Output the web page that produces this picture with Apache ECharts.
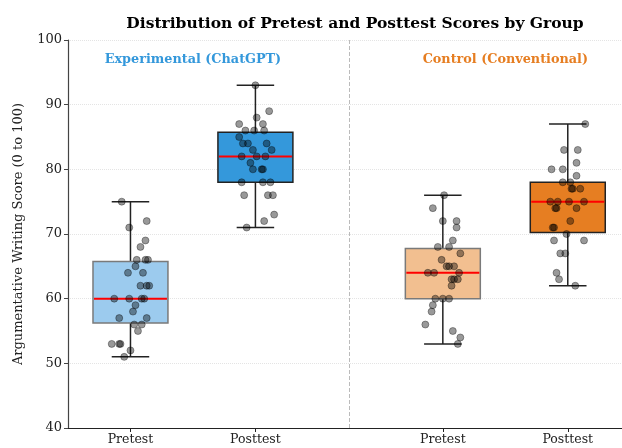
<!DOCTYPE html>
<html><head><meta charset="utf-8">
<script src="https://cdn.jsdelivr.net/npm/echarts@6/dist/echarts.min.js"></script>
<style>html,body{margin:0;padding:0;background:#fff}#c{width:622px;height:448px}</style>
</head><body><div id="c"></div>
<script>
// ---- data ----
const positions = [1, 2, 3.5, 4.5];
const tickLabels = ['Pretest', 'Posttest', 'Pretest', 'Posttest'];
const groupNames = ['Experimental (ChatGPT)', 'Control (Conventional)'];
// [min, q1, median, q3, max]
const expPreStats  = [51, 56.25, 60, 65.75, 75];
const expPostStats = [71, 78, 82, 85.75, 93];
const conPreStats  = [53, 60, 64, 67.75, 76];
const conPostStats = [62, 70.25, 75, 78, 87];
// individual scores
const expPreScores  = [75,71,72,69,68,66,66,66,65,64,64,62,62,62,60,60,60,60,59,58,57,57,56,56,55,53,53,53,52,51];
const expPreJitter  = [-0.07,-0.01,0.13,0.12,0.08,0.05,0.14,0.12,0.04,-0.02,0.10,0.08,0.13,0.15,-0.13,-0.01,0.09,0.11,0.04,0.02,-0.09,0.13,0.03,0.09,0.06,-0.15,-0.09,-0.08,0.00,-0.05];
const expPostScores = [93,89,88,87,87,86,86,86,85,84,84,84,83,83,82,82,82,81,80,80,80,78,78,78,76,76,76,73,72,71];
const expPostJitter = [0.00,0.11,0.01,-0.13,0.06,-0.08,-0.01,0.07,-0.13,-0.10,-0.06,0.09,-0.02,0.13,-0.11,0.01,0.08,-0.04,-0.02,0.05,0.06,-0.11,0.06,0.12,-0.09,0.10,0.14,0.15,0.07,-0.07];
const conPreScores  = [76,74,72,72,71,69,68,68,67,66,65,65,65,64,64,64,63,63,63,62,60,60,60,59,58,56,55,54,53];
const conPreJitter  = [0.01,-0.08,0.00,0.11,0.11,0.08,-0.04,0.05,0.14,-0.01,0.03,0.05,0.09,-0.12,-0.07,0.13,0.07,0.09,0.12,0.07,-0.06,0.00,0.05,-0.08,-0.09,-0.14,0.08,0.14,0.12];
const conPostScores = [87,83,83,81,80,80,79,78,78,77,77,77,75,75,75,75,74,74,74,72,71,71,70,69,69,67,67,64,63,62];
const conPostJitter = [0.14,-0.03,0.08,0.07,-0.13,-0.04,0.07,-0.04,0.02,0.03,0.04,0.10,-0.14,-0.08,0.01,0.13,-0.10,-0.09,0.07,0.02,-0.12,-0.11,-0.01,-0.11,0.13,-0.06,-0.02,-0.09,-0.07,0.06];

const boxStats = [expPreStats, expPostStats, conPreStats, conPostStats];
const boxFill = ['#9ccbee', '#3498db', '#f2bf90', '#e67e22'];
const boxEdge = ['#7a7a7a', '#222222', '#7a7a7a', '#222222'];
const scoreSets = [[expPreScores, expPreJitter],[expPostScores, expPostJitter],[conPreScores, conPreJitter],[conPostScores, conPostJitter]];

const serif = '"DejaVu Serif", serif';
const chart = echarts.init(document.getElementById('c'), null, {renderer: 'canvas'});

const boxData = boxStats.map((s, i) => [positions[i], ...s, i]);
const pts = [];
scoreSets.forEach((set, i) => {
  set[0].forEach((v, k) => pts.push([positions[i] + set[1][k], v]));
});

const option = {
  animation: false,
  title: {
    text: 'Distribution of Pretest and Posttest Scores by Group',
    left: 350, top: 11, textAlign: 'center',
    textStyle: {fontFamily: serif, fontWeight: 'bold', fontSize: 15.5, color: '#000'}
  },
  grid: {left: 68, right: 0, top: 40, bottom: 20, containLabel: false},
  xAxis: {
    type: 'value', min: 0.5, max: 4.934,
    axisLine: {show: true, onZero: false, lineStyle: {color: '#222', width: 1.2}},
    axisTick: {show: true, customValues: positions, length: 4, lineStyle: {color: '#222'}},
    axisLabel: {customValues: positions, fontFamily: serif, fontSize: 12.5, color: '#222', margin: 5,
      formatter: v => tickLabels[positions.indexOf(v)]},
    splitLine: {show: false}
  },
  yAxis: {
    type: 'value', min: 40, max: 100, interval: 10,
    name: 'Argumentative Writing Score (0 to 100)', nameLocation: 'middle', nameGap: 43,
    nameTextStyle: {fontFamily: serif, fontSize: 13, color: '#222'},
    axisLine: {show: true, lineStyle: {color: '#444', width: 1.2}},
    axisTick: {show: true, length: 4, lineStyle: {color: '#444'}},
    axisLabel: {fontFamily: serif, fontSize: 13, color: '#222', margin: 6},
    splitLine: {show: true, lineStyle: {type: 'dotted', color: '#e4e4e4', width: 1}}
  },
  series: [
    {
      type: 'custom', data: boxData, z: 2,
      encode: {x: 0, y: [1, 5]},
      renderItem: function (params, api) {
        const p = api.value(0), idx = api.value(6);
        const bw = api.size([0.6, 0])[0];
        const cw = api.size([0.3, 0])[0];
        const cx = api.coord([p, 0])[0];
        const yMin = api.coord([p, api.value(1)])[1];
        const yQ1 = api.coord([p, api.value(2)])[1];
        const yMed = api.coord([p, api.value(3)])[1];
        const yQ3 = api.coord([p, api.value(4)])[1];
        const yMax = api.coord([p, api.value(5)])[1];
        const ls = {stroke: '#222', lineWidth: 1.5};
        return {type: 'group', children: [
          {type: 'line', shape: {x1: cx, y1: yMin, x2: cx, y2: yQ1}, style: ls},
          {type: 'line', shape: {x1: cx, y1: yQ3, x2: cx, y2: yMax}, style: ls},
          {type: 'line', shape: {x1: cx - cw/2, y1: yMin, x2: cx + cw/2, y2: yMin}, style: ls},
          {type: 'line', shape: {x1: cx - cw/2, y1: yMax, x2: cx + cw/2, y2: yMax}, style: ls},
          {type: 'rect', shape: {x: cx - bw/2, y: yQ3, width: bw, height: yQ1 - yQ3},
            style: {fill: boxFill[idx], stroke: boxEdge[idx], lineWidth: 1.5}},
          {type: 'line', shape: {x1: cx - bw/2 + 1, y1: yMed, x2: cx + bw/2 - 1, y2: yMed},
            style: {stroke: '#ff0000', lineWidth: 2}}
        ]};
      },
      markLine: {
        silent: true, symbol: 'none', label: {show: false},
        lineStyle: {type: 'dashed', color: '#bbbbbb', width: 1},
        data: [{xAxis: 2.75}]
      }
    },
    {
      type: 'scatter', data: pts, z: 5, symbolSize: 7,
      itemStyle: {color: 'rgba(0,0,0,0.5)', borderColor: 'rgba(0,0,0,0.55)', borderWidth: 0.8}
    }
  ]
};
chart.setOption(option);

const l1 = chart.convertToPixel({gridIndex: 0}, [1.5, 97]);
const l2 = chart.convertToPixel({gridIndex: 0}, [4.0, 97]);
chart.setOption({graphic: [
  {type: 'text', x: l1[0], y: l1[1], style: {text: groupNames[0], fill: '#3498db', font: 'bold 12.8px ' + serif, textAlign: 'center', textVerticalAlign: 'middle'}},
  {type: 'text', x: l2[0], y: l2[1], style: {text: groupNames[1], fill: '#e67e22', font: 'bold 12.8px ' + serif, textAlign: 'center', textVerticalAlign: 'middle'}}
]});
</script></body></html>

------------------------------------------------------------

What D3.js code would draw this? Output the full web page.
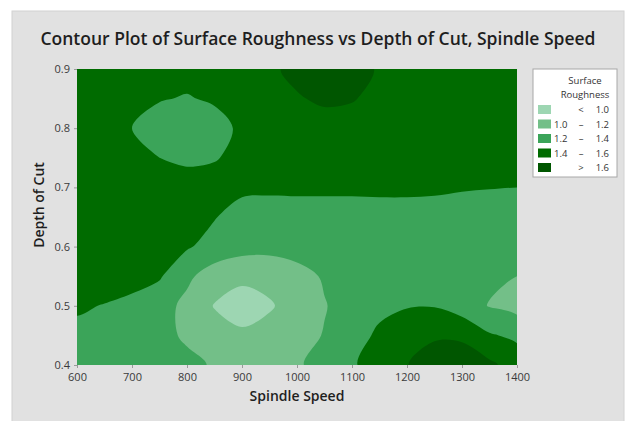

------------------------------------------------------------

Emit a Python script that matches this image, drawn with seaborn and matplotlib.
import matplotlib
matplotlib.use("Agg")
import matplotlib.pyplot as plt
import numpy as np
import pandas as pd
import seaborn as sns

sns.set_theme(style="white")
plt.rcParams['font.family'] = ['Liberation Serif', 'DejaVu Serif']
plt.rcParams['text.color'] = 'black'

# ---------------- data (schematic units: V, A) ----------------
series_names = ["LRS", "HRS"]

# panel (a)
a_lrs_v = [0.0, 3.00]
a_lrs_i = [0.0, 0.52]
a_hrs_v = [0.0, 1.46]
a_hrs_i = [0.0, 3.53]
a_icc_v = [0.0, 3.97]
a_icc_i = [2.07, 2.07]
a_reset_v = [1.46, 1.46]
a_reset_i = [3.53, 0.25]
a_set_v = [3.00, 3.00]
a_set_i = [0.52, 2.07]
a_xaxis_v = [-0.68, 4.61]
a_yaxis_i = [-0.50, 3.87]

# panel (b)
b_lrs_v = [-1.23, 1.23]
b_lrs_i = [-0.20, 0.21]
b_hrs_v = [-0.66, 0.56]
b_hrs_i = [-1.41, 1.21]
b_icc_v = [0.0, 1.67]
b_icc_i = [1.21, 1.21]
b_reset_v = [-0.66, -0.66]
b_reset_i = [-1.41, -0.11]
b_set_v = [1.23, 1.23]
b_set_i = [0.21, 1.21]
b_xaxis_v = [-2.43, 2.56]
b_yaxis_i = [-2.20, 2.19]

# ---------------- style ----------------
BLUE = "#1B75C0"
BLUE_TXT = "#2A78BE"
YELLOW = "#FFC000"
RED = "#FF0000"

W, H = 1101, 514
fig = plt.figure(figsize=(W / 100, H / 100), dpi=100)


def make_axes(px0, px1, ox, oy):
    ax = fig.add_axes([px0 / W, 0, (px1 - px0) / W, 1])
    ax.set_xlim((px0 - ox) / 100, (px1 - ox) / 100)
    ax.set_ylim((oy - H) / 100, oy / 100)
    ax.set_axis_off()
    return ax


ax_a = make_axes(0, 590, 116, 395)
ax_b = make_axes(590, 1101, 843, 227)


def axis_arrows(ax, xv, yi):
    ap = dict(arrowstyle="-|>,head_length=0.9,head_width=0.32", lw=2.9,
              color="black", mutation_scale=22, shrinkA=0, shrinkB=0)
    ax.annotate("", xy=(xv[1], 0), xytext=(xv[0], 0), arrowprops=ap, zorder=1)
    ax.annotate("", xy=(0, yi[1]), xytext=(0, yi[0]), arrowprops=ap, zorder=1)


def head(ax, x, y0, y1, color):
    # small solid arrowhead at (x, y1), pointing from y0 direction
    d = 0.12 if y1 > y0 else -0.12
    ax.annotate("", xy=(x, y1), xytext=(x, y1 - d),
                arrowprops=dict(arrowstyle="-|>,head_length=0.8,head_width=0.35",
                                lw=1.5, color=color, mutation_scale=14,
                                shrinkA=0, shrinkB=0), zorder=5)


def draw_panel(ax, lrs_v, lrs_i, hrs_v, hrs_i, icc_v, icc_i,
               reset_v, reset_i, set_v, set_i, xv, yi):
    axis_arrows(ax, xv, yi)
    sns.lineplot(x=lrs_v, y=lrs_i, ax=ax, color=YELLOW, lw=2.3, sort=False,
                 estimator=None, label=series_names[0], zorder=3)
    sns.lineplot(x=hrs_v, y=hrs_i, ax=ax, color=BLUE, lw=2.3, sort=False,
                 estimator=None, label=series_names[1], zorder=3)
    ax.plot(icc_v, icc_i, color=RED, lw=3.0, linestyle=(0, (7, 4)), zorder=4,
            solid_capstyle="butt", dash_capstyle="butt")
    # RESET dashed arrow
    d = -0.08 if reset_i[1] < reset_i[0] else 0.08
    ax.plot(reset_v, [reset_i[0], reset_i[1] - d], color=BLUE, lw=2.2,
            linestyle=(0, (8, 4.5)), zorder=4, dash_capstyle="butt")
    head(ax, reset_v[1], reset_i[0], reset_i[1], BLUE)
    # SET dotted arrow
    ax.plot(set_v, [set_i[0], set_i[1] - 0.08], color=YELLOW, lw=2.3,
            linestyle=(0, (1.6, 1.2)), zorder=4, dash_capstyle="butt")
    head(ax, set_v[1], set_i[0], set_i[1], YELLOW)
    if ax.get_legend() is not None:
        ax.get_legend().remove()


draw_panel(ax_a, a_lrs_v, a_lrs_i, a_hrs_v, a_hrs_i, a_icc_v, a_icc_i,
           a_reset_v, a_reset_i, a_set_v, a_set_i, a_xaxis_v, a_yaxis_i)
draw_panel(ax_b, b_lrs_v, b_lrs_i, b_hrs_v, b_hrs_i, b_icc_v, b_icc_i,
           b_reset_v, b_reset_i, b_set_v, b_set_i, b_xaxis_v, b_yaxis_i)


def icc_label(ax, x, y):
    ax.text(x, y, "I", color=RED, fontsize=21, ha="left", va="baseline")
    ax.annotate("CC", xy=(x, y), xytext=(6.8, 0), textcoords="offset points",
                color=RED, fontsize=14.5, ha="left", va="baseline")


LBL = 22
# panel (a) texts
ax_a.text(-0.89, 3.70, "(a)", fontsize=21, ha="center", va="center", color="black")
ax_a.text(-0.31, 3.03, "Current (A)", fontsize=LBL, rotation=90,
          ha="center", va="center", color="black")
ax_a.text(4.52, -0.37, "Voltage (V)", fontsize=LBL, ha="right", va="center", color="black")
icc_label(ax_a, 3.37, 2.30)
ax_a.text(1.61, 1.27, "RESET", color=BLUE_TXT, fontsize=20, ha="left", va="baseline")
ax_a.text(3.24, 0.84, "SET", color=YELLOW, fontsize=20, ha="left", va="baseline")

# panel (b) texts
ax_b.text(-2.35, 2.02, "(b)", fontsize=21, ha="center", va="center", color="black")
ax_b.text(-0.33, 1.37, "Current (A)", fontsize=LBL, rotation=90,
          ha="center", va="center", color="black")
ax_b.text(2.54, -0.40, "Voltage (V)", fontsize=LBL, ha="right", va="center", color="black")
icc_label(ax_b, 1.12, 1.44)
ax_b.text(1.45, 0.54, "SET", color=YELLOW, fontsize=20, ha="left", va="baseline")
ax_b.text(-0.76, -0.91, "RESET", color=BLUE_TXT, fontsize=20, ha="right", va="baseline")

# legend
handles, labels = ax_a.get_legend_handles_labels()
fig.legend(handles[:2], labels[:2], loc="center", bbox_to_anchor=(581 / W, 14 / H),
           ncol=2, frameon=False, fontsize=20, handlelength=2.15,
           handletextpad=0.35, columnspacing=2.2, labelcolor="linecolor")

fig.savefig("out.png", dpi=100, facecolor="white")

------------------------------------------------------------

* [Instruction]
Starting at the line that contains "Emit a Python", set down every line up to and including the line that contains "yi[0]), arrowprops=ap, zorder=1)", exactly as given, and no other line.

* [Task solution]
Emit a Python script that matches this image, drawn with seaborn and matplotlib.
import matplotlib
matplotlib.use("Agg")
import matplotlib.pyplot as plt
import numpy as np
import pandas as pd
import seaborn as sns

sns.set_theme(style="white")
plt.rcParams['font.family'] = ['Liberation Serif', 'DejaVu Serif']
plt.rcParams['text.color'] = 'black'

# ---------------- data (schematic units: V, A) ----------------
series_names = ["LRS", "HRS"]

# panel (a)
a_lrs_v = [0.0, 3.00]
a_lrs_i = [0.0, 0.52]
a_hrs_v = [0.0, 1.46]
a_hrs_i = [0.0, 3.53]
a_icc_v = [0.0, 3.97]
a_icc_i = [2.07, 2.07]
a_reset_v = [1.46, 1.46]
a_reset_i = [3.53, 0.25]
a_set_v = [3.00, 3.00]
a_set_i = [0.52, 2.07]
a_xaxis_v = [-0.68, 4.61]
a_yaxis_i = [-0.50, 3.87]

# panel (b)
b_lrs_v = [-1.23, 1.23]
b_lrs_i = [-0.20, 0.21]
b_hrs_v = [-0.66, 0.56]
b_hrs_i = [-1.41, 1.21]
b_icc_v = [0.0, 1.67]
b_icc_i = [1.21, 1.21]
b_reset_v = [-0.66, -0.66]
b_reset_i = [-1.41, -0.11]
b_set_v = [1.23, 1.23]
b_set_i = [0.21, 1.21]
b_xaxis_v = [-2.43, 2.56]
b_yaxis_i = [-2.20, 2.19]

# ---------------- style ----------------
BLUE = "#1B75C0"
BLUE_TXT = "#2A78BE"
YELLOW = "#FFC000"
RED = "#FF0000"

W, H = 1101, 514
fig = plt.figure(figsize=(W / 100, H / 100), dpi=100)


def make_axes(px0, px1, ox, oy):
    ax = fig.add_axes([px0 / W, 0, (px1 - px0) / W, 1])
    ax.set_xlim((px0 - ox) / 100, (px1 - ox) / 100)
    ax.set_ylim((oy - H) / 100, oy / 100)
    ax.set_axis_off()
    return ax


ax_a = make_axes(0, 590, 116, 395)
ax_b = make_axes(590, 1101, 843, 227)


def axis_arrows(ax, xv, yi):
    ap = dict(arrowstyle="-|>,head_length=0.9,head_width=0.32", lw=2.9,
              color="black", mutation_scale=22, shrinkA=0, shrinkB=0)
    ax.annotate("", xy=(xv[1], 0), xytext=(xv[0], 0), arrowprops=ap, zorder=1)
    ax.annotate("", xy=(0, yi[1]), xytext=(0, yi[0]), arrowprops=ap, zorder=1)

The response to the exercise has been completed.